Summary
In Dickey v. Dickey, 118 N.C. 956, the facts were like those in the case before us, except that the decree was not a final one, and the decree was not signed by the parties.
Summary of this case from Strickland v. StricklandOpinion
(February Term, 1896.)
PRACTICE — PETITION TO SELL DECEDENT'S LAND FOR ASSETS — MOTION OF CREDITOR TO BE MADE PARTY PLAINTIFF.
1. Creditors of a decedent cannot be permitted to become parties plaintiffs with the personal representative in a proceeding to sell land for assets.
2. Creditors dissatisfied with the conduct of the affairs of the estate by the administrator have ample remedies under The Code, secs. 1448-1477.
PETITION by plaintiff for sale of land of his decedent for (957) assets, heard by Robinson, J., at Fall Term, 1895, of CHEROKEE, on appeal from a judgment of the clerk denying a motion of J. Johnson, a creditor of the estate, to be made a party plaintiff with the administrator.
His Honor reversed the order of the clerk, and plaintiff appealed.

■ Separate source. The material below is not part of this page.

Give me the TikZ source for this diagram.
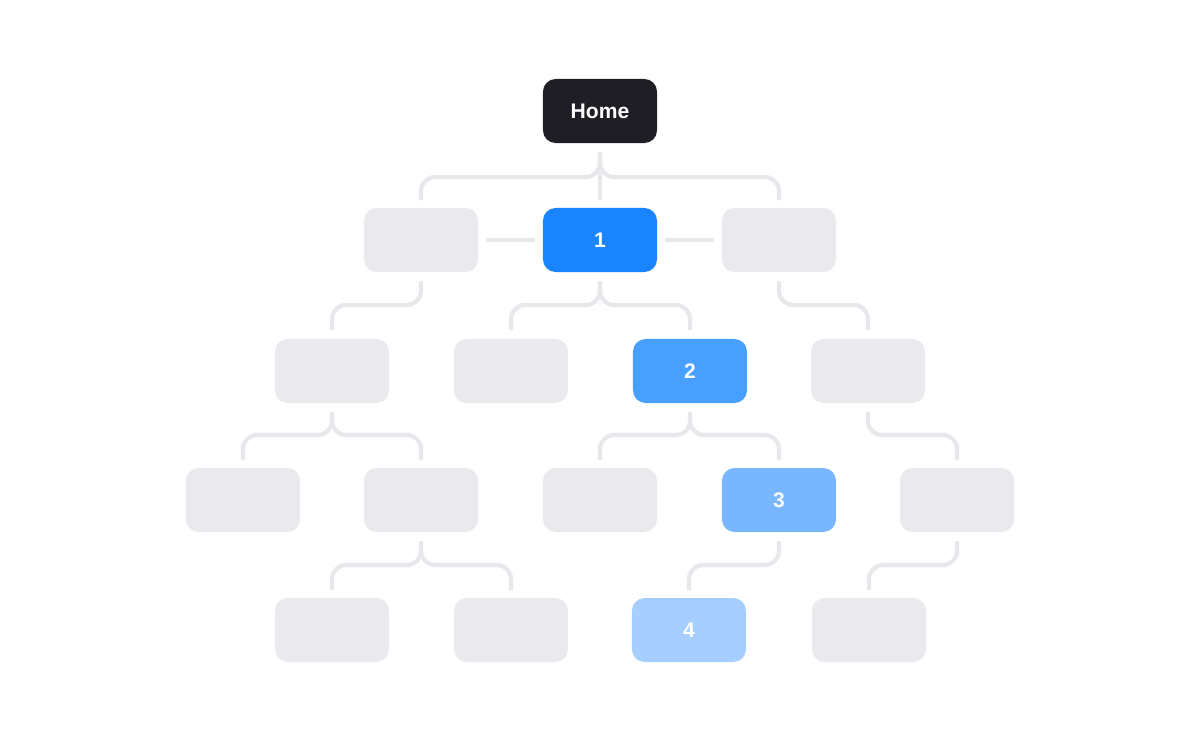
\documentclass[tikz,border=0pt]{standalone}
\usepackage{fontspec}
\setmainfont{Liberation Sans}
\definecolor{dark}{HTML}{1F1E26}
\definecolor{bA}{HTML}{1A85FF}
\definecolor{bB}{HTML}{47A0FF}
\definecolor{bC}{HTML}{78B6FF}
\definecolor{bD}{HTML}{A6CFFF}
\definecolor{gbox}{HTML}{EAE9EE}
\definecolor{gline}{HTML}{E8E8EC}
\begin{document}
\begin{tikzpicture}[x=0.025cm,y=-0.025cm,
 box/.style={rectangle,rounded corners=9pt,minimum width=2.85cm,minimum height=1.6cm,inner sep=0pt,fill=gbox,text=white,font=\bfseries\fontsize{15}{18}\selectfont},
 ln/.style={draw=gline,line width=3pt,rounded corners=10pt}]
\useasboundingbox (0,0) rectangle (1200,750);
\node[box,fill=dark] (home) at (600,111) {Home};
\node[box] (l1) at (421,240) {};
\node[box,fill=bA] (n1) at (600,240) {1};
\node[box] (r1) at (779,240) {};
\node[box] (a2) at (332,371) {};
\node[box] (b2) at (511,371) {};
\node[box,fill=bB] (n2) at (690,371) {2};
\node[box] (d2) at (868,371) {};
\node[box] (a3) at (243,500) {};
\node[box] (b3) at (421,500) {};
\node[box] (c3) at (600,500) {};
\node[box,fill=bC] (n3) at (779,500) {3};
\node[box] (e3) at (957,500) {};
\node[box] (a4) at (332,630) {};
\node[box] (b4) at (511,630) {};
\node[box,fill=bD] (n4) at (689,630) {4};
\node[box] (d4) at (869,630) {};
\coordinate (h0) at (600,152);
\draw[ln] (600,152) -- (600,200);
\draw[ln] (h0) |- (421,177) -- (421,200);
\draw[ln] (h0) |- (779,177) -- (779,200);
\draw[ln] (486,240) -- (535,240);
\draw[ln] (665,240) -- (714,240);
\draw[ln] (421,281) |- (332,305) -- (332,330);
\draw[ln] (600,281) |- (511,305) -- (511,330);
\draw[ln] (600,281) |- (690,305) -- (690,330);
\draw[ln] (779,281) |- (868,305) -- (868,330);
\draw[ln] (332,412) |- (243,435) -- (243,460);
\draw[ln] (332,412) |- (421,435) -- (421,460);
\draw[ln] (690,412) |- (600,435) -- (600,460);
\draw[ln] (690,412) |- (779,435) -- (779,460);
\draw[ln] (868,412) |- (957,435) -- (957,460);
\draw[ln] (421,541) |- (332,565) -- (332,590);
\draw[ln] (421,541) |- (511,565) -- (511,590);
\draw[ln] (779,541) |- (689,565) -- (689,590);
\draw[ln] (957,541) |- (869,565) -- (869,590);
\end{tikzpicture}
\end{document}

J. W. Cooper for plaintiff.
No counsel contra.
There was pending in the Superior Court of Cherokee County, before the clerk, proceedings instituted by Dickey, administrator of Dickey, against the heirs at law of petitioner's intestate, for the sale of the real estate of the intestate, the proceeds to constitute assets for the payment of his debts. The clerk had made two orders or decrees of sale, the former of date December, 1886, and embracing a part only of the real estate of the intestate, and the latter dated June, 1889, embracing the remainder. The administrator had complied with the first order only partially, and with the last in no respect, when one Johnson, in August, 1894, alleging himself to be a creditor of the intestate, had a notice to be issued by the clerk and served on the administrator to the effect that on a day named in the notice he would move before the clerk to be made a party plaintiff in the proceedings, and for a judgment for his debt. On the day named in the notice Johnson appeared before the clerk and, in a petition setting out the alleged facts as above recited, moved to be made a party plaintiff and for a judgment on his debt, and that the administrator should proceed to sell the lands. The clerk refused the motion and dismissed the petition of Johnson, from which he appealed. (958) The court allowed Johnson to be made a party plaintiff, and at a subsequent term, for want of an answer by the administrator, adjudged, as by default, that the facts stated in the petition of Johnson were true, declared that the debt claimed by him was due, and ordered the administrator to proceed to sell the land for the benefit of all the creditors, and to report to the next term of the court.
These proceedings, from the time of their commencement at the issuing of the notice by Johnson before the clerk to the last order of the court below, cannot be sustained. They are altogether irregular. Creditors cannot be permitted to become parties plaintiffs with the personal representative in proceedings of this kind. All sorts of confusion and delay might and would be the result thereof. The representative might be embarrassed in every step he took to close up his administration. And, besides, Johnson had a plain and full remedy provided by statutory provision, and if he has neglected to avail himself of it, it is his own fault. The sections of The Code, from 1448 to 1478, both inclusive, give creditors all the rights and remedies they need to prove their debts, and to enforce their payment by the administrator to the extent of the value of the estate allowed by law to be appropriated to that purpose.
In the case before us, under section 1474 of The Code, it would be unnecessary for the clerk to issue the process there referred to, for the parties are all in court, and it is only necessary to compel the administrator to proceed with the sale of the land. From the reports and petitions of the administrator himself it appears that he has been very negligent, and that he has violated the order of the court without making any sufficient excuse for so doing. The clerk was right in refusing the motion of Johnson and in dismissing his petition, and there is error in the proceedings of the court at term time, (959) and they must be set aside.
Error.
Cited: Rawles v. Carter, 119 N.C. 597; Strickland v. Strickland, 129 N.C. 87.